Journalist and essayist
Yehoshua is also known for his ethical and civic commitment, expressed in numerous journalistic articles and a couple of essays, “In Praise of Normality,” and “Diary of a Cold Peace.” Yehoshua the essayist contrasts sharply with the Balzac–like composure of Yehoshua the narrator. Impassioned, contradictory, uneven, he embodies the terrible difficulty of those who struggle in a world torn apart by constant lacerations and disconcerted by the alternation between great hopes and crushing disappointments.
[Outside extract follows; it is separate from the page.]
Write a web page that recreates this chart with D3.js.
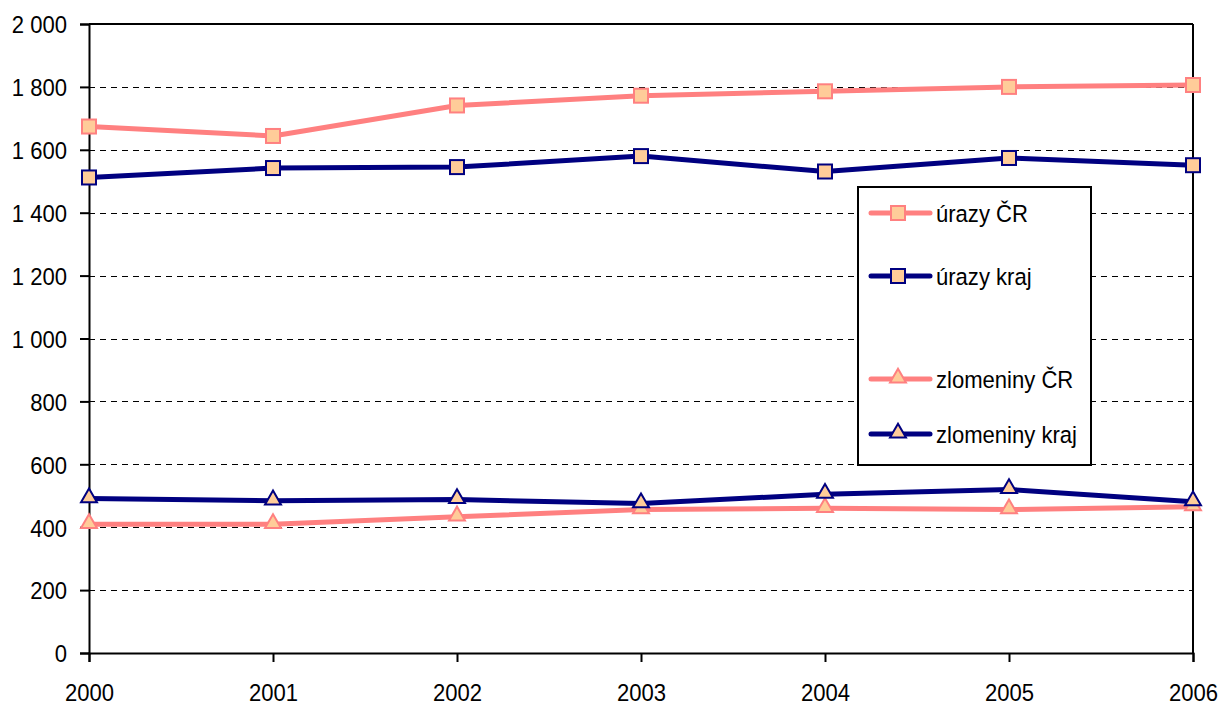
<!DOCTYPE html>
<html>
<head>
<meta charset="utf-8">
<script src="https://cdn.jsdelivr.net/npm/d3@7"></script>
<style>
  body { margin: 0; background: #fff; }
  text { font-family: "Liberation Sans", Arial, sans-serif; }
</style>
</head>
<body>
<div id="chart"></div>
<script>
// data
var years = [2000, 2001, 2002, 2003, 2004, 2005, 2006];
var urazyCR = [1674, 1644, 1741, 1772, 1786, 1800, 1806];
var urazyKraj = [1512, 1542, 1545, 1580, 1531, 1574, 1551];
var zlomeninyCR = [409, 409, 433, 456, 460, 456, 465];
var zlomeninyKraj = [491, 484, 488, 475, 505, 520, 481];
var yTicks = [0, 200, 400, 600, 800, 1000, 1200, 1400, 1600, 1800, 2000];
var seriesNames = ["úrazy ČR", "úrazy kraj", "zlomeniny ČR", "zlomeniny kraj"];

var width = 1223, height = 707;
var pink = "#ff8080", navy = "#000080", peach = "#ffcc99";
var fontSize = "24.5px";

var series = [
  {name: seriesNames[0], values: urazyCR, color: pink, shape: "square"},
  {name: seriesNames[1], values: urazyKraj, color: navy, shape: "square"},
  {name: seriesNames[2], values: zlomeninyCR, color: pink, shape: "triangle"},
  {name: seriesNames[3], values: zlomeninyKraj, color: navy, shape: "triangle"}
];

var svg = d3.select("#chart").append("svg")
    .attr("width", width)
    .attr("height", height);

var x = d3.scaleLinear().domain([2000, 2006]).range([89, 1193]);
var y = d3.scaleLinear().domain([0, 2000]).range([653, 24]);

var fmt = d3.formatLocale({decimal: ",", thousands: "\u00a0", grouping: [3], currency: ["", ""]}).format(",d");

// gridlines
svg.append("g")
  .selectAll("line")
  .data(yTicks.filter(function(d) { return d > 0 && d < 2000; }))
  .enter().append("line")
  .attr("x1", x(2000)).attr("x2", x(2006))
  .attr("y1", function(d) { return Math.round(y(d)) + 0.5; })
  .attr("y2", function(d) { return Math.round(y(d)) + 0.5; })
  .attr("stroke", "#000")
  .attr("stroke-width", 1)
  .attr("shape-rendering", "crispEdges")
  .attr("stroke-dasharray", "6,5");

// frame top + right
svg.append("line").attr("x1", x(2000)).attr("x2", x(2006)).attr("y1", y(2000)).attr("y2", y(2000))
  .attr("stroke", "#000").attr("stroke-width", 2);
svg.append("line").attr("x1", x(2006)).attr("x2", x(2006)).attr("y1", y(2000)).attr("y2", y(0))
  .attr("stroke", "#000").attr("stroke-width", 2);

// y axis
var yAxis = svg.append("g")
  .attr("transform", "translate(" + x(2000) + ",0)")
  .call(d3.axisLeft(y).tickValues(yTicks).tickSize(9).tickPadding(13).tickFormat(fmt));
// x axis
var xAxis = svg.append("g")
  .attr("transform", "translate(0," + y(0) + ")")
  .call(d3.axisBottom(x).tickValues(years).tickSize(9).tickPadding(22).tickFormat(d3.format("d")));

[yAxis, xAxis].forEach(function(ax) {
  ax.select(".domain").attr("stroke", "#000").attr("stroke-width", 2);
  ax.selectAll(".tick line").attr("stroke", "#000").attr("stroke-width", 2);
  ax.selectAll(".tick text")
    .attr("fill", "#000")
    .style("font-size", fontSize)
    .style("font-family", "'Liberation Sans', Arial, sans-serif");
});
yAxis.selectAll(".tick text").attr("dy", "0.36em");

var line = d3.line()
  .x(function(d, i) { return x(years[i]); })
  .y(function(d) { return y(d); });

var tri = d3.symbol().type(d3.symbolTriangle).size(110);

function drawMarker(g, shape, color, cx, cy) {
  if (shape === "square") {
    g.append("rect")
      .attr("x", cx - 7).attr("y", cy - 7)
      .attr("width", 14).attr("height", 14)
      .attr("fill", peach).attr("stroke", color).attr("stroke-width", 2);
  } else {
    g.append("path")
      .attr("d", tri())
      .attr("transform", "translate(" + cx + "," + (cy - 1) + ")")
      .attr("fill", peach).attr("stroke", color).attr("stroke-width", 2);
  }
}

series.forEach(function(s) {
  var g = svg.append("g");
  g.append("path")
    .datum(s.values)
    .attr("d", line)
    .attr("fill", "none")
    .attr("stroke", s.color)
    .attr("stroke-width", 5)
    .attr("stroke-linejoin", "round");
  s.values.forEach(function(v, i) {
    drawMarker(g, s.shape, s.color, x(years[i]), y(v));
  });
});

// legend
var legend = svg.append("g");
legend.append("rect")
  .attr("x", 858).attr("y", 187)
  .attr("width", 233).attr("height", 278)
  .attr("fill", "#fff").attr("stroke", "#000").attr("stroke-width", 2);

var legendY = [213, 276, 379, 434];
series.forEach(function(s, i) {
  var ly = legendY[i];
  legend.append("line")
    .attr("x1", 871).attr("x2", 930).attr("y1", ly).attr("y2", ly)
    .attr("stroke", s.color).attr("stroke-width", 5).attr("stroke-linecap", "round");
  drawMarker(legend, s.shape, s.color, 898, ly);
  legend.append("text")
    .attr("x", 936).attr("y", ly + 9)
    .style("font-size", fontSize)
    .attr("fill", "#000")
    .text(s.name);
});

// the original face is narrow: squeeze every label horizontally
svg.selectAll("text").each(function() {
  var len = this.getComputedTextLength();
  d3.select(this)
    .attr("textLength", len * 0.9)
    .attr("lengthAdjust", "spacingAndGlyphs");
});
</script>
</body>
</html>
After a sensational polemic in 1988 against the indifference of the Israelis to the harsh military repression of the Arabs on the West Bank and the Gaza Strip (which he compared to that of the Germans against the Jews during Nazism), he moved after the failure of the Oslo Agreement to proposing to build a wall to separate the Palestinians and Israelis. After harshly criticizing for years the policies of the Jewish right, today he defends Sharon’s aggressiveness. These turnabouts are perhaps understandable in someone who lives a seemingly interminable drama on the front line. And yet, the rage and bitterness of the intellectual does not stand in the way of the great writer who in The Lover has the Palestinian Na’im and the Jew Defi fall in love. He hopes in his heart of hearts that one day love will win out.